Electron microscopy uses beams of electrons instead of light, providing much higher resolution and magnification.

• Transmission Electron Microscopy (TEM):

  • Electrons pass through thin sections of specimens (20–60 nm thick).

  • Specimens are stained with heavy metals to improve contrast.

  • Allows visualization of internal cell structures.

• Scanning Electron Microscopy (SEM):

  • Specimens are coated with a thin film of heavy metal (e.g., gold).

  • An electron beam scans the surface, and secondary electrons are collected to form a 3D image of the surface.

  • Only the surface is visualized, but at high magnification (up to 100,000x).

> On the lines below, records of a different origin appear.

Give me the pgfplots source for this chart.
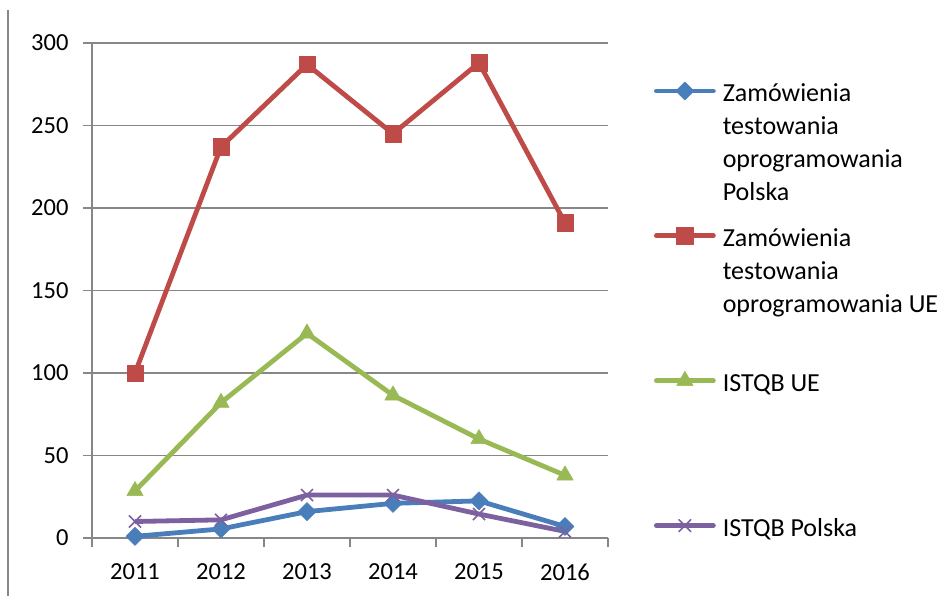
\documentclass[border=0pt]{standalone}
\usepackage{fontspec}
\setmainfont{Carlito}
\usepackage{pgfplots}
\pgfplotsset{compat=1.18}
\definecolor{cblue}{HTML}{4A7EBB}
\definecolor{cred}{HTML}{BE4B48}
\definecolor{cgreen}{HTML}{98B954}
\definecolor{cpurple}{HTML}{7D60A0}
\definecolor{cgrid}{HTML}{878787}
\newcommand{\lgtext}[1]{\parbox[t]{260bp}{\fontsize{26bp}{32.7bp}\selectfont\raggedright\strut #1}}
\begin{document}
\begin{tikzpicture}
\useasboundingbox (0,0) rectangle (949bp,596bp);
\draw[cgrid, line width=1.5bp] (8bp,0) -- (8bp,586bp);
\begin{axis}[
  at={(92bp,58bp)}, anchor=south west,
  scale only axis, width=516bp, height=495bp,
  xmin=-0.5, xmax=5.5, ymin=0, ymax=300,
  clip=false,
  axis lines*=left,
  axis line style={cgrid, line width=1.5bp},
  xtick={0,...,5}, xticklabels={2011,2012,2013,2014,2015,2016},
  minor xtick={-0.5,0.5,...,5.5},
  ytick={0,50,...,300},
  ymajorgrids,
  grid style={cgrid, line width=1.5bp},
  tick align=outside,
  major tick length=9bp, minor tick length=9bp,
  major x tick style={draw=none},
  minor x tick style={cgrid, line width=1.5bp},
  major y tick style={cgrid, line width=1.5bp},
  /pgf/number format/assume math mode=true,
  tick label style={font=\fontsize{24.5bp}{29bp}\selectfont, text=black},
  yticklabel style={xshift=-11bp},
  xticklabel style={yshift=-13bp},
  every axis plot/.append style={line width=4.8bp, line join=round},
  legend image code/.code={%
    \path[draw=none, fill=none] (0bp,23bp) -- (0bp,-120bp);
    \draw[mark repeat=2,mark phase=2,line cap=round,#1] plot coordinates {(0bp,11bp) (28.5bp,11bp) (57bp,11bp)};},
  legend style={at={(rel axis cs:1.0891,0.9311)}, anchor=north west, draw=none, fill=none,
    inner sep=0pt, outer sep=0pt, row sep=0pt, column sep=5bp,
    cells={anchor=base west, inner sep=0pt}},
]
\addplot[cblue, mark=square*, mark size=6.4bp, mark options={rotate=45, fill=cblue, line width=0.5bp}]
  coordinates {(0,1) (1,5.5) (2,16) (3,21) (4,22.5) (5,7)};
\addlegendentry{\lgtext{Zamówienia\\testowania\\oprogramowania\\Polska}}
\addplot[cred, mark=square*, mark size=8.2bp, mark options={fill=cred, line width=0.5bp}]
  coordinates {(0,100) (1,237) (2,287) (3,245) (4,288) (5,191)};
\addlegendentry{\lgtext{Zamówienia\\testowania\\oprogramowania UE}}
\addplot[cgreen, mark=triangle*, mark size=9.5bp, mark options={fill=cgreen, line width=0.5bp}]
  coordinates {(0,28.5) (1,82) (2,124) (3,86.5) (4,60) (5,38)};
\addlegendentry{\lgtext{ISTQB UE}}
\addplot[cpurple, mark=x, mark size=8.5bp, mark options={line width=1.6bp}]
  coordinates {(0,10) (1,11) (2,26) (3,26) (4,14.5) (5,4)};
\addlegendentry{\lgtext{ISTQB Polska}}
\end{axis}
\end{tikzpicture}
\end{document}
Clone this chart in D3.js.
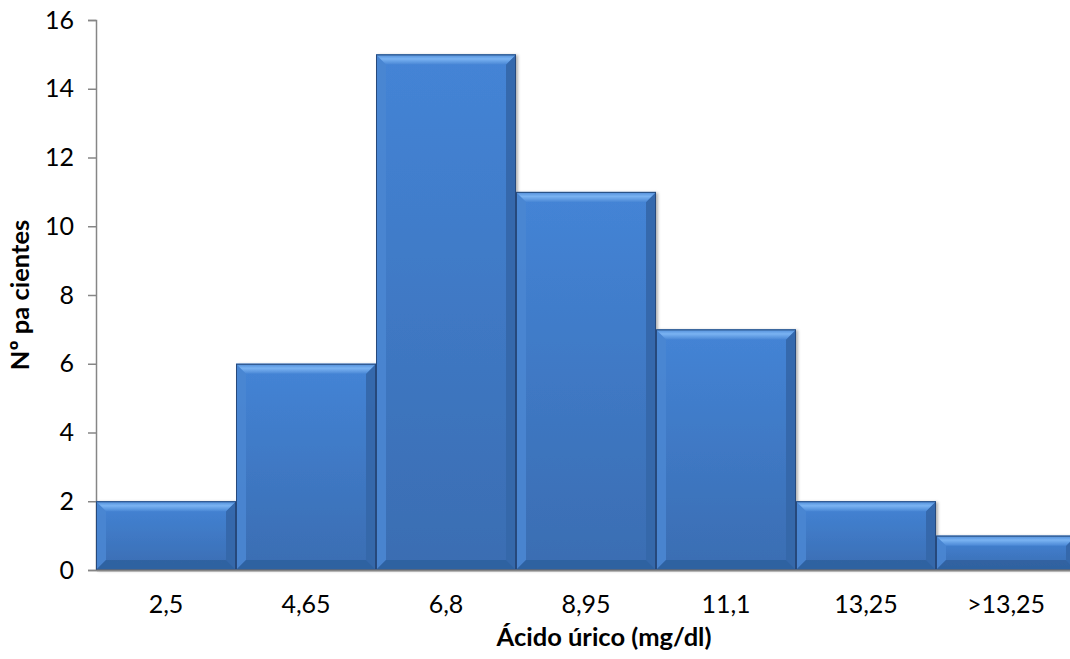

Microbial Cell Structure and Function

Prokaryotic vs. Eukaryotic Cells

Microbial cells are classified as either prokaryotic (Bacteria and Archaea) or eukaryotic (plants, animals, algae, protozoa, fungi).

Cell Morphology (Shape) of Prokaryotic Cells

Prokaryotic cells exhibit a variety of shapes, which can influence their function and ecological role.

• Cocci: spherical or ovoid

• Bacilli: rod-shaped

• Spirilla: spiral-shaped

• Filamentous bacteria: long, thread-like; can cause problems in wastewater treatment due to poor sedimentation.

• Cell shape is generally a poor predictor of function or identity, but may aid in nutrient uptake (high surface/volume ratio) or motility.

Prokaryotic Cell Size

Prokaryotic cells are generally much smaller than eukaryotic cells, which enhances nutrient uptake and allows for rapid growth.

• Typical size: 0.2 μm to >700 μm (most are 0.5–4.0 μm wide and <15 μm long).

• Small size results in a higher surface area-to-volume ratio, facilitating efficient nutrient exchange.

• Ultra-small cells exist, but there is a lower limit to cell size due to the need to house essential cellular machinery.

The Cell Membrane and Wall

The Cytoplasmic Membrane

The cytoplasmic (plasma) membrane is a critical structure in all cells, acting as a selective barrier and site for various cellular processes.

• Composed of a phospholipid bilayer with embedded proteins.

• Separates the cytoplasm from the external environment.

• Functions as a permeability barrier, protein anchor, and site of energy conservation (proton motive force).

Structure of Bacterial and Archaeal Membranes

• Bacterial membranes contain ester-linked fatty acids in their phospholipids.

• Archaeal membranes have ether linkages and isoprene-based lipids, which can form monolayers or bilayers and are more heat-resistant (important for thermophilic Archaea).

Functions of the Cytoplasmic Membrane

• Permeability barrier: prevents free diffusion of polar and charged molecules; transport proteins facilitate uptake of nutrients and export of waste.

• Protein anchor: holds transport and other proteins in place.

• Energy conservation: site of generation and use of the proton motive force.

Transport Across the Membrane

• Passive transport (diffusion): movement of small molecules (e.g., O2, CO2) down their concentration gradient.

• Facilitated diffusion: uses transport proteins (carriers) for larger or specific molecules (e.g., glucose).

• Active transport: moves molecules against their concentration gradient using energy (often ATP).

Types of active transport:

• Uniporters: transport a single type of molecule.

• Symporters: transport two molecules in the same direction.

• Antiporters: transport two molecules in opposite directions.

Conclusion: Membrane Function

• The cytoplasmic membrane is essential for maintaining cellular integrity, mediating transport, and conserving energy.

• Transport proteins enable cells to accumulate nutrients and expel waste, even against concentration gradients.